Why India Needs Exposomics Urgently:

 

   1. High Environmental Disease Burden

  • Air pollution alone contributes to 1.7 million premature deaths annually in India.

  • The Global Burden of Disease (GBD) framework tracks only ~11 exposure categories, missing out on many local risk factors like solid waste, untreated sewage, and informal e-waste.

  • Microplastics are now being detected in human blood and placenta, yet their long-term effects remain poorly understood.

   

2. Climate Change as a Risk Multiplier

  • India is now facing increased vector-borne diseases, extreme heat, food insecurity, and flood-related disease outbreaks.

  • Mental health disorders such as depression and anxiety are on the rise due to urban stressors and climate anxiety — an intersection poorly mapped by current systems.

 

 3. Gaps in Traditional Public Health Research

  • Most studies assess one exposure at one point in time.

  • They ignore interactions between pollutants, time-delayed effects, and how exposures vary by region, age, sex, and income.

  • Critical pathways of disease - like the gut microbiome, immune response, and neurodevelopment - are often excluded.


 

How Exposomics Can Transform Public Health Policy in India:

 

Policy Area How Exposomics Helps
Health Surveillance Provides real-time data on how multiple exposures affect health at population scale.
Precision Planning Allows for targeted, geography-specific interventions (e.g. asthma hotspots, cancer clusters).
Digital Governance Integrates with AI, GIS, and IoT platforms to build live exposure maps of Indian cities.
Social Justice Lens Highlights how vulnerable communities face higher exposures due to location, housing, or occupation.
Disaster Preparedness Helps predict health fallout of climate disasters like heatwaves or floods.

 

Current Challenges in Implementing Exposomics in India:

 

Despite its promise, exposomics in India is still in its infancy. Several constraints must be addressed:

  • Lack of skilled manpower in bioinformatics, environmental toxicology, and data science.

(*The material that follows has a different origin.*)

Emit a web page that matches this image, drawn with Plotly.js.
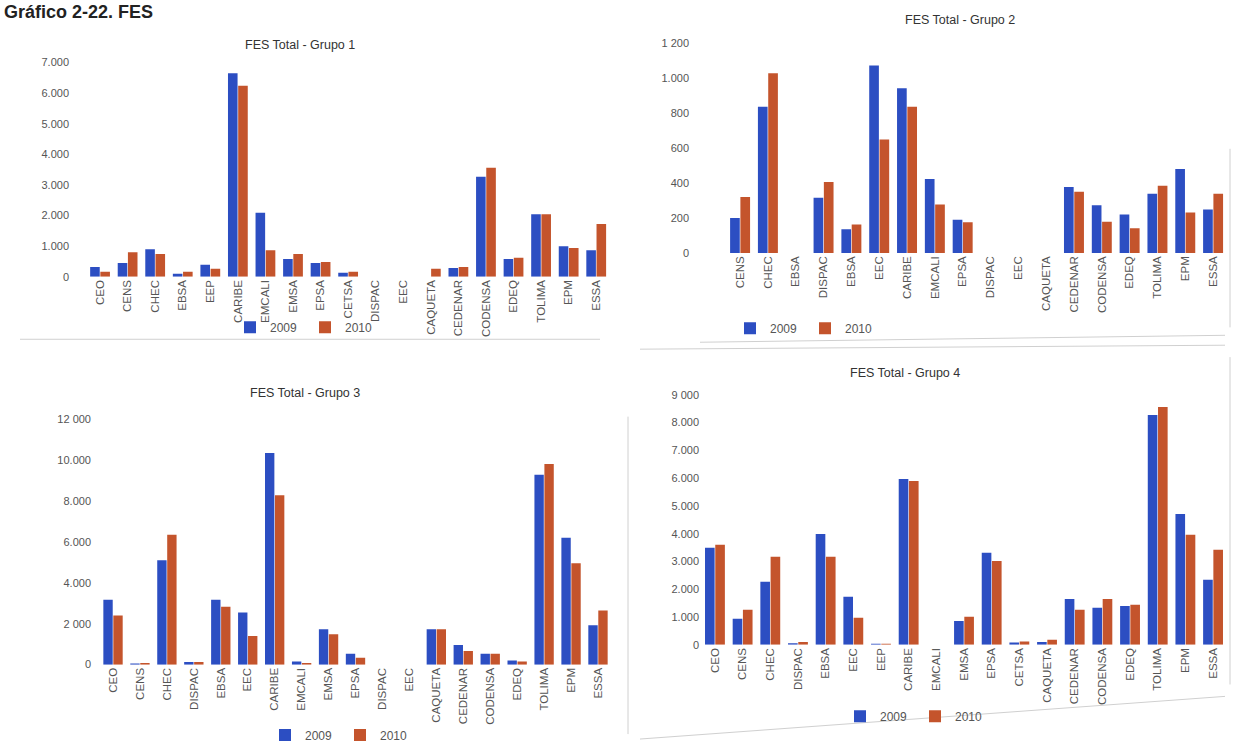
<!DOCTYPE html>
<html>
<head>
<meta charset="utf-8">
<script src="https://cdn.plot.ly/plotly-3.0.1.min.js"></script>
<style>html,body{margin:0;padding:0;background:#fff;}#chart{width:1238px;height:750px;}</style>
</head>
<body>
<div id="chart"></div>
<script>
// ---- Data ----
const seriesNames = ["2009", "2010"];

const g1Cats = ["CEO","CENS","CHEC","EBSA","EEP","CARIBE","EMCALI","EMSA","EPSA","CETSA","DISPAC","EEC","CAQUETA","CEDENAR","CODENSA","EDEQ","TOLIMA","EPM","ESSA"];
const g1_2009 = [320,450,900,100,390,6650,2090,580,450,130,null,null,null,290,3270,580,2040,1000,870];
const g1_2010 = [160,800,740,160,260,6240,870,740,480,160,null,null,260,320,3560,620,2040,940,1720];

const g2Cats = ["CENS","CHEC","EBSA","DISPAC","EBSA","EEC","CARIBE","EMCALI","EPSA","DISPAC","EEC","CAQUETA","CEDENAR","CODENSA","EDEQ","TOLIMA","EPM","ESSA"];
const g2_2009 = [200,834,null,315,135,1070,940,422,190,null,null,null,377,272,220,338,479,248];
const g2_2010 = [320,1025,null,405,163,648,834,276,175,null,null,null,350,178,141,383,231,338];

const g3Cats = ["CEO","CENS","CHEC","DISPAC","EBSA","EEC","CARIBE","EMCALI","EMSA","EPSA","DISPAC","EEC","CAQUETA","CEDENAR","CODENSA","EDEQ","TOLIMA","EPM","ESSA"];
const g3_2009 = [3180,50,5110,130,3180,2550,10360,150,1730,530,null,null,1730,960,530,200,9300,6220,1930];
const g3_2010 = [2410,80,6360,130,2840,1400,8290,80,1490,340,null,null,1730,670,530,150,9830,4960,2650];

const g4Cats = ["CEO","CENS","CHEC","DISPAC","EBSA","EEC","EEP","CARIBE","EMCALI","EMSA","EPSA","CETSA","CAQUETA","CEDENAR","CODENSA","EDEQ","TOLIMA","EPM","ESSA"];
const g4_2009 = [3490,935,2270,60,3990,1730,40,5970,null,860,3310,80,100,1650,1330,1400,8270,4710,2340];
const g4_2010 = [3600,1260,3170,100,3170,970,40,5900,null,1010,3020,120,180,1260,1650,1440,8560,3960,3420];

const g1TickVals = [0,1000,2000,3000,4000,5000,6000,7000];
const g1TickText = ["0","1.000","2.000","3.000","4.000","5.000","6.000","7.000"];
const g2TickVals = [0,200,400,600,800,1000,1200];
const g2TickText = ["0","200","400","600","800","1.000","1 200"];
const g3TickVals = [0,2000,4000,6000,8000,10000,12000];
const g3TickText = ["0","2 000","4.000","6.000","8.000","10.000","12 000"];
const g4TickVals = [0,1000,2000,3000,4000,5000,6000,7000,8000,9000];
const g4TickText = ["0","1.000","2.000","3.000","4.000","5.000","6.000","7.000","8.000","9 000"];

const titles = ["FES Total - Grupo 1","FES Total - Grupo 2","FES Total - Grupo 3","FES Total - Grupo 4"];

// ---- Styling ----
const W = 1238, H = 750;
const BLUE = "#2c4ec2", ORANGE = "#c4542c";
const FONT = "Liberation Sans, Arial, sans-serif";
const px = x => x / W;
const py = y => 1 - y / H;

const groups = [
  {cats:g1Cats, a:g1_2009, b:g1_2010, xa:"x",  ya:"y",  lg:"legend",  tv:g1TickVals, tt:g1TickText, ymax:7000,
   dom:[70,610], ydom:[279,63], xr:[-1.09,18.5], title:[300,45], leg:[305,330]},
  {cats:g2Cats, a:g2_2009, b:g2_2010, xa:"x2", ya:"y2", lg:"legend2", tv:g2TickVals, tt:g2TickText, ymax:1200,
   dom:[690,1227], ydom:[255,43], xr:[-1.8,17.5], title:[960,20], leg:[805,331]},
  {cats:g3Cats, a:g3_2009, b:g3_2010, xa:"x3", ya:"y3", lg:"legend3", tv:g3TickVals, tt:g3TickText, ymax:12000,
   dom:[92,612], ydom:[670,423], xr:[-0.78,18.52], title:[305,396], leg:[340,741]},
  {cats:g4Cats, a:g4_2009, b:g4_2010, xa:"x4", ya:"y4", lg:"legend4", tv:g4TickVals, tt:g4TickText, ymax:9000,
   dom:[700,1228], ydom:[650,398], xr:[-0.54,18.54], title:[905,376], leg:[915,722]}
];

const data = [];
const layout = {
  width: W, height: H,
  margin: {l:0, r:0, t:0, b:0},
  paper_bgcolor: "#fff", plot_bgcolor: "rgba(0,0,0,0)",
  barmode: "group", bargap: 0.26, bargroupgap: 0.06,
  font: {family: FONT, color: "#555", size: 11},
  annotations: [], shapes: []
};

groups.forEach((g, k) => {
  const xs = g.cats.map((_, i) => i);
  [g.a, g.b].forEach((vals, s) => {
    data.push({
      type: "bar", x: xs, y: vals, name: seriesNames[s],
      xaxis: g.xa, yaxis: g.ya, legend: g.lg,
      marker: {color: s === 0 ? BLUE : ORANGE, line: {width: 0}},
      showlegend: true, hoverinfo: "x+y"
    });
  });
  const n = k === 0 ? "" : String(k + 1);
  layout["xaxis" + n] = {
    domain: [px(g.dom[0]), px(g.dom[1])], anchor: "y" + n, range: g.xr,
    tickmode: "array", tickvals: xs, ticktext: g.cats, tickangle: -90,
    showgrid: false, zeroline: false, showline: false, ticks: "",
    tickfont: {size: 11.5, color: "#555", family: FONT}, fixedrange: true
  };
  layout["yaxis" + n] = {
    domain: [py(g.ydom[0]), py(g.ydom[1])], anchor: "x" + n, range: [0, g.ymax],
    tickmode: "array", tickvals: g.tv, ticktext: g.tt,
    showgrid: false, zeroline: false, showline: false, ticks: "",
    tickfont: {size: 11, color: "#555", family: FONT}, fixedrange: true
  };
  layout[g.lg] = {
    orientation: "h", x: px(g.leg[0]), y: py(g.leg[1]), xanchor: "center", yanchor: "middle",
    font: {size: 12, color: "#555", family: FONT}, bgcolor: "rgba(0,0,0,0)",
    itemwidth: 30, tracegroupgap: 0, itemclick: false,
    entrywidthmode: "pixels", entrywidth: 30
  };
  layout.annotations.push({
    text: titles[k], xref: "paper", yref: "paper", x: px(g.title[0]), y: py(g.title[1]),
    xanchor: "center", yanchor: "middle", showarrow: false,
    font: {size: 12.5, color: "#333", family: FONT}
  });
});

// Page heading (cut at the top of the scan in the reference)
layout.annotations.push({
  text: "<b>Gráfico 2-22. FES</b>", xref: "paper", yref: "paper",
  x: px(2), y: py(0), xanchor: "left", yanchor: "top", showarrow: false,
  font: {size: 18, color: "#222", family: FONT}
});

// Faint chart-box edges visible in the scan
const edge = {type: "line", xref: "paper", yref: "paper", line: {color: "#d0d0d0", width: 1}};
layout.shapes.push(Object.assign({}, edge, {x0: px(1230), x1: px(1230), y0: py(150), y1: py(330)}));
layout.shapes.push(Object.assign({}, edge, {x0: px(700), x1: px(1225), y0: py(345), y1: py(338)}));
layout.shapes.push(Object.assign({}, edge, {x0: px(640), x1: px(1225), y0: py(352), y1: py(348)}));
layout.shapes.push(Object.assign({}, edge, {x0: px(1230), x1: px(1230), y0: py(360), y1: py(690)}));
layout.shapes.push(Object.assign({}, edge, {x0: px(640), x1: px(1225), y0: py(745), y1: py(702)}));
layout.shapes.push(Object.assign({}, edge, {x0: px(20), x1: px(600), y0: py(342), y1: py(342)}));
layout.shapes.push(Object.assign({}, edge, {x0: px(628), x1: px(628), y0: py(420), y1: py(740)}));

Plotly.newPlot("chart", data, layout, {displayModeBar: false, staticPlot: true});
</script>
</body>
</html>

  • Poor data integration across pollution control boards, health registries, and city planning agencies.

  • Infrastructure costs of maintaining long-term bio-monitoring stations or wearable exposure sensors.

  • Privacy and ethics issues around health-environment data collection and sharing.


 

What Can Be Done? – Way Forward for India:

 

1. Launch a National Exposomics Mission

Involve institutions like ICMR, CSIR, NITI Aayog, and state health departments to build an interdisciplinary framework.

     

2. Harness Digital India for Environmental Health

Combine remote sensing, citizen science, and wearable biosensors with AI models to track exposures in real time.

     

3. Build Capacity

Start specialised academic programs and fellowships in exposomics and digital public health.

     

4. Foster Public-Private-Academic Collaborations

Engage startups, environmental NGOs, and universities to co-develop bio-monitoring platforms and open-access datasets.

     

5. Create Localised Exposure Maps

Design pollution heatmaps, water quality indices, and noise exposure zones for every major city to inform smart governance.


 

Real-World Application: What Exposomics Can Look Like in Practice:

 

Imagine this: A smart health dashboard in Bengaluru that pulls real-time data on:

  • Air quality from CPCB monitors

  • Food contamination alerts from FSSAI

  • Noise levels from IoT sensors

  • Individual exposure histories from health apps

This system alerts local governments about rising asthma cases in schoolchildren during dry months - allowing for early school closures, air purifier deployment, and medical outreach.

That’s exposomics in action - predictive, preventive, and proactive.


 

Conclusion: Exposomics as a Game-Changer for New India

 

India stands at a critical juncture. As the country grows economically and urbanises rapidly, the invisible crisis of environmental disease could undermine its demographic dividend and SDG ambitions.

Exposomics bridges the gap between science and policy, between invisible exposure and visible illness. By adopting a whole-of-government and whole-of-society approach, India can evolve from firefighting public health crises to preventing them altogether.

Investing in exposomics today will empower India to become not just a stronger economy, but a healthier, smarter, and more resilient nation tomorrow.